▸ Directions for this task
Transcribe all of the material below word for word and leave out its pictures.

— BEGIN Data rows —

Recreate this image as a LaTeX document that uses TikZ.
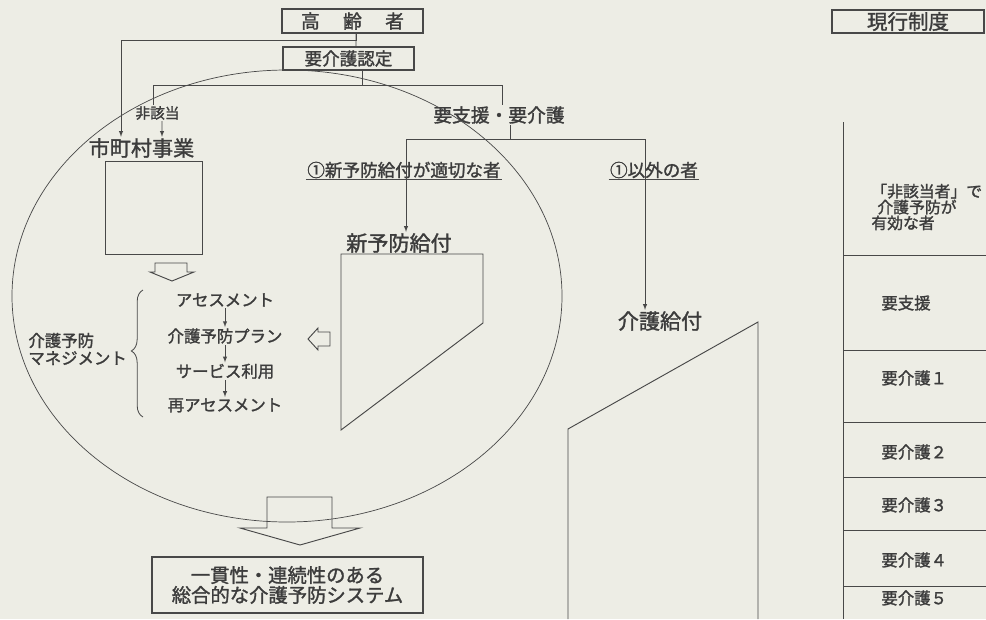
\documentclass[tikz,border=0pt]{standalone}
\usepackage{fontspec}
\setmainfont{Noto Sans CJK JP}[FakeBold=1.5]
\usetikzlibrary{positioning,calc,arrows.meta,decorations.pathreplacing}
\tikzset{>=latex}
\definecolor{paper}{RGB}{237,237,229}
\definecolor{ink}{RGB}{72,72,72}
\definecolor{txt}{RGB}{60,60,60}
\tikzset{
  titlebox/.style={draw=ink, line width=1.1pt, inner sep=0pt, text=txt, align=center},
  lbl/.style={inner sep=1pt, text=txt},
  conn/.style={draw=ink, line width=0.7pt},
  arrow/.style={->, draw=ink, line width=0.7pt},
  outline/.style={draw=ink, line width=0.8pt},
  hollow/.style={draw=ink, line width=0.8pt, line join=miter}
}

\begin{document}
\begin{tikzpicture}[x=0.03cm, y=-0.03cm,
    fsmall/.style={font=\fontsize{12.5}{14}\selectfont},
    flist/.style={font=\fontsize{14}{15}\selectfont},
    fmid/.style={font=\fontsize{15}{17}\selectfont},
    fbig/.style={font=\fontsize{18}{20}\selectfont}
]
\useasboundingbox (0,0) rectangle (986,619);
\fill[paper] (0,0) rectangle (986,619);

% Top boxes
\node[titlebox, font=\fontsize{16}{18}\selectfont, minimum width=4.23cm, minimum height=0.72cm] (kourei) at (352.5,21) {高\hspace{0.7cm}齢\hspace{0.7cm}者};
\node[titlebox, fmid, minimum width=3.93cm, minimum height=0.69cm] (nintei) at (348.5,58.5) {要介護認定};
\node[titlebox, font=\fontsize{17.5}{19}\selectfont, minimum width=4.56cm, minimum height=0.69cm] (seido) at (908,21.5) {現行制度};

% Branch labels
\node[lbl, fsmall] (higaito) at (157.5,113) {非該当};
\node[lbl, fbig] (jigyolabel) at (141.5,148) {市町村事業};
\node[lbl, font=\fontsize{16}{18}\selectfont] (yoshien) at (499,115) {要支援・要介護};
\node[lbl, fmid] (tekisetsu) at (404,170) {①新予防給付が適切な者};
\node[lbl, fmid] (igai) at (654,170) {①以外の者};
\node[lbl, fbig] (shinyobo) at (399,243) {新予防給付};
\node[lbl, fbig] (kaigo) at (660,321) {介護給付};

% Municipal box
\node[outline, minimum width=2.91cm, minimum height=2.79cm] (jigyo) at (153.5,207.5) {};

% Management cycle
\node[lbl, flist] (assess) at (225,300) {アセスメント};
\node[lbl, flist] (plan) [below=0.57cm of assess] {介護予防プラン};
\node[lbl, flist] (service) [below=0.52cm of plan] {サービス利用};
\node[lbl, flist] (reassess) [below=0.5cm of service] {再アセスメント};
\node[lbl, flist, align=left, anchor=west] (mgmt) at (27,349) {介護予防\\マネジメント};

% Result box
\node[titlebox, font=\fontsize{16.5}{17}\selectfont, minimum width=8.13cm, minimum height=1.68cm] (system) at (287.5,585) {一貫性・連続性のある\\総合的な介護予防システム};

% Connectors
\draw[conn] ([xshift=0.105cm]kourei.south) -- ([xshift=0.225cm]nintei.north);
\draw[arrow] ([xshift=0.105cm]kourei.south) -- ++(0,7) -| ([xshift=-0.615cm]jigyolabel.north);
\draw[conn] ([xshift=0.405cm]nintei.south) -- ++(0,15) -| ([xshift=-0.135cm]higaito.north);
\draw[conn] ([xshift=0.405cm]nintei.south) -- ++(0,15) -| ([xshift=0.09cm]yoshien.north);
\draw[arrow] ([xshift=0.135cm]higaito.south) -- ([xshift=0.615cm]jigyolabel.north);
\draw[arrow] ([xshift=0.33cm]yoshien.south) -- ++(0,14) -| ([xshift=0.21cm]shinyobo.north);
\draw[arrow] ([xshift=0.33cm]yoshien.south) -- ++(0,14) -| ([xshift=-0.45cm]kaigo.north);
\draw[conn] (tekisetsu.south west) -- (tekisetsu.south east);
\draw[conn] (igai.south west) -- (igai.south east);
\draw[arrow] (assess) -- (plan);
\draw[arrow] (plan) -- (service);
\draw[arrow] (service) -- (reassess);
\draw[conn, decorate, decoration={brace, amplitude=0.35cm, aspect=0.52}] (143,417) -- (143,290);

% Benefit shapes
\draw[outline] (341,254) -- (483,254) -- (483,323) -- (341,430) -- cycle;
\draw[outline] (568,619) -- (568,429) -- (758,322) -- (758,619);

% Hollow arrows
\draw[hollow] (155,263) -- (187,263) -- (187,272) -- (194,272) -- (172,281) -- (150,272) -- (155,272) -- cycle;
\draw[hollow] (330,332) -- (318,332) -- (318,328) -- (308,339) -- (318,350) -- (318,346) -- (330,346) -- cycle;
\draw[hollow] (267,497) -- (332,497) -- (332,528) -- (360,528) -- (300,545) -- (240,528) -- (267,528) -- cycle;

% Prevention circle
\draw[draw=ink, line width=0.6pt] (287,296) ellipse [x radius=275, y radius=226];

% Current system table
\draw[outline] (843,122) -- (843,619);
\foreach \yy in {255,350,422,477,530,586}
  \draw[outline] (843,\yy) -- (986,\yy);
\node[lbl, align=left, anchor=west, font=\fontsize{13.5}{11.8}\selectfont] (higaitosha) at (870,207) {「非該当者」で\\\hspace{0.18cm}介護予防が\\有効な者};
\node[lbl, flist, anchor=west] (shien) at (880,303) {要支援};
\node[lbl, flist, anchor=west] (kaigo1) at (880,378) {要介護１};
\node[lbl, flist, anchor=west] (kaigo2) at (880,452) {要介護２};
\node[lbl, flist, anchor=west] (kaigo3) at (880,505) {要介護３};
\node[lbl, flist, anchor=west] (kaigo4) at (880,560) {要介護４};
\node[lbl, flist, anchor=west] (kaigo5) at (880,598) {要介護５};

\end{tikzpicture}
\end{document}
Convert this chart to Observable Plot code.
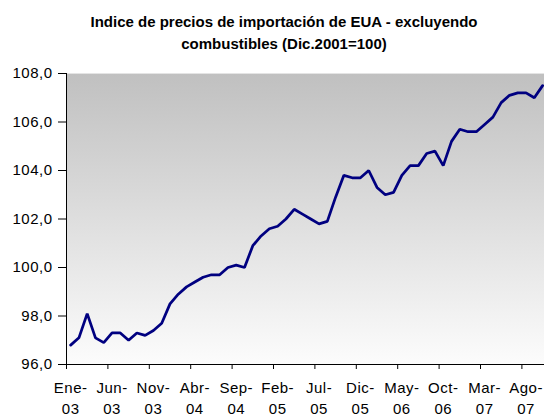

— END Data rows —

▸ Answer to the problem
Recreate this image as a LaTeX document that uses TikZ.
\documentclass[tikz,border=0pt]{standalone}
\usepackage{fontspec}
\setmainfont{Noto Sans CJK JP}[FakeBold=1.5]
\usetikzlibrary{positioning,calc,arrows.meta,decorations.pathreplacing}
\tikzset{>=latex}
\definecolor{paper}{RGB}{237,237,229}
\definecolor{ink}{RGB}{72,72,72}
\definecolor{txt}{RGB}{60,60,60}
\tikzset{
  titlebox/.style={draw=ink, line width=1.1pt, inner sep=0pt, text=txt, align=center},
  lbl/.style={inner sep=1pt, text=txt},
  conn/.style={draw=ink, line width=0.7pt},
  arrow/.style={->, draw=ink, line width=0.7pt},
  outline/.style={draw=ink, line width=0.8pt},
  hollow/.style={draw=ink, line width=0.8pt, line join=miter}
}

\begin{document}
\begin{tikzpicture}[x=0.03cm, y=-0.03cm,
    fsmall/.style={font=\fontsize{12.5}{14}\selectfont},
    flist/.style={font=\fontsize{14}{15}\selectfont},
    fmid/.style={font=\fontsize{15}{17}\selectfont},
    fbig/.style={font=\fontsize{18}{20}\selectfont}
]
\useasboundingbox (0,0) rectangle (986,619);
\fill[paper] (0,0) rectangle (986,619);

% Top boxes
\node[titlebox, font=\fontsize{16}{18}\selectfont, minimum width=4.23cm, minimum height=0.72cm] (kourei) at (352.5,21) {高\hspace{0.7cm}齢\hspace{0.7cm}者};
\node[titlebox, fmid, minimum width=3.93cm, minimum height=0.69cm] (nintei) at (348.5,58.5) {要介護認定};
\node[titlebox, font=\fontsize{17.5}{19}\selectfont, minimum width=4.56cm, minimum height=0.69cm] (seido) at (908,21.5) {現行制度};

% Branch labels
\node[lbl, fsmall] (higaito) at (157.5,113) {非該当};
\node[lbl, fbig] (jigyolabel) at (141.5,148) {市町村事業};
\node[lbl, font=\fontsize{16}{18}\selectfont] (yoshien) at (499,115) {要支援・要介護};
\node[lbl, fmid] (tekisetsu) at (404,170) {①新予防給付が適切な者};
\node[lbl, fmid] (igai) at (654,170) {①以外の者};
\node[lbl, fbig] (shinyobo) at (399,243) {新予防給付};
\node[lbl, fbig] (kaigo) at (660,321) {介護給付};

% Municipal box
\node[outline, minimum width=2.91cm, minimum height=2.79cm] (jigyo) at (153.5,207.5) {};

% Management cycle
\node[lbl, flist] (assess) at (225,300) {アセスメント};
\node[lbl, flist] (plan) [below=0.57cm of assess] {介護予防プラン};
\node[lbl, flist] (service) [below=0.52cm of plan] {サービス利用};
\node[lbl, flist] (reassess) [below=0.5cm of service] {再アセスメント};
\node[lbl, flist, align=left, anchor=west] (mgmt) at (27,349) {介護予防\\マネジメント};

% Result box
\node[titlebox, font=\fontsize{16.5}{17}\selectfont, minimum width=8.13cm, minimum height=1.68cm] (system) at (287.5,585) {一貫性・連続性のある\\総合的な介護予防システム};

% Connectors
\draw[conn] ([xshift=0.105cm]kourei.south) -- ([xshift=0.225cm]nintei.north);
\draw[arrow] ([xshift=0.105cm]kourei.south) -- ++(0,7) -| ([xshift=-0.615cm]jigyolabel.north);
\draw[conn] ([xshift=0.405cm]nintei.south) -- ++(0,15) -| ([xshift=-0.135cm]higaito.north);
\draw[conn] ([xshift=0.405cm]nintei.south) -- ++(0,15) -| ([xshift=0.09cm]yoshien.north);
\draw[arrow] ([xshift=0.135cm]higaito.south) -- ([xshift=0.615cm]jigyolabel.north);
\draw[arrow] ([xshift=0.33cm]yoshien.south) -- ++(0,14) -| ([xshift=0.21cm]shinyobo.north);
\draw[arrow] ([xshift=0.33cm]yoshien.south) -- ++(0,14) -| ([xshift=-0.45cm]kaigo.north);
\draw[conn] (tekisetsu.south west) -- (tekisetsu.south east);
\draw[conn] (igai.south west) -- (igai.south east);
\draw[arrow] (assess) -- (plan);
\draw[arrow] (plan) -- (service);
\draw[arrow] (service) -- (reassess);
\draw[conn, decorate, decoration={brace, amplitude=0.35cm, aspect=0.52}] (143,417) -- (143,290);

% Benefit shapes
\draw[outline] (341,254) -- (483,254) -- (483,323) -- (341,430) -- cycle;
\draw[outline] (568,619) -- (568,429) -- (758,322) -- (758,619);

% Hollow arrows
\draw[hollow] (155,263) -- (187,263) -- (187,272) -- (194,272) -- (172,281) -- (150,272) -- (155,272) -- cycle;
\draw[hollow] (330,332) -- (318,332) -- (318,328) -- (308,339) -- (318,350) -- (318,346) -- (330,346) -- cycle;
\draw[hollow] (267,497) -- (332,497) -- (332,528) -- (360,528) -- (300,545) -- (240,528) -- (267,528) -- cycle;

% Prevention circle
\draw[draw=ink, line width=0.6pt] (287,296) ellipse [x radius=275, y radius=226];

% Current system table
\draw[outline] (843,122) -- (843,619);
\foreach \yy in {255,350,422,477,530,586}
  \draw[outline] (843,\yy) -- (986,\yy);
\node[lbl, align=left, anchor=west, font=\fontsize{13.5}{11.8}\selectfont] (higaitosha) at (870,207) {「非該当者」で\\\hspace{0.18cm}介護予防が\\有効な者};
\node[lbl, flist, anchor=west] (shien) at (880,303) {要支援};
\node[lbl, flist, anchor=west] (kaigo1) at (880,378) {要介護１};
\node[lbl, flist, anchor=west] (kaigo2) at (880,452) {要介護２};
\node[lbl, flist, anchor=west] (kaigo3) at (880,505) {要介護３};
\node[lbl, flist, anchor=west] (kaigo4) at (880,560) {要介護４};
\node[lbl, flist, anchor=west] (kaigo5) at (880,598) {要介護５};

\end{tikzpicture}
\end{document}
Convert this chart to Observable Plot code.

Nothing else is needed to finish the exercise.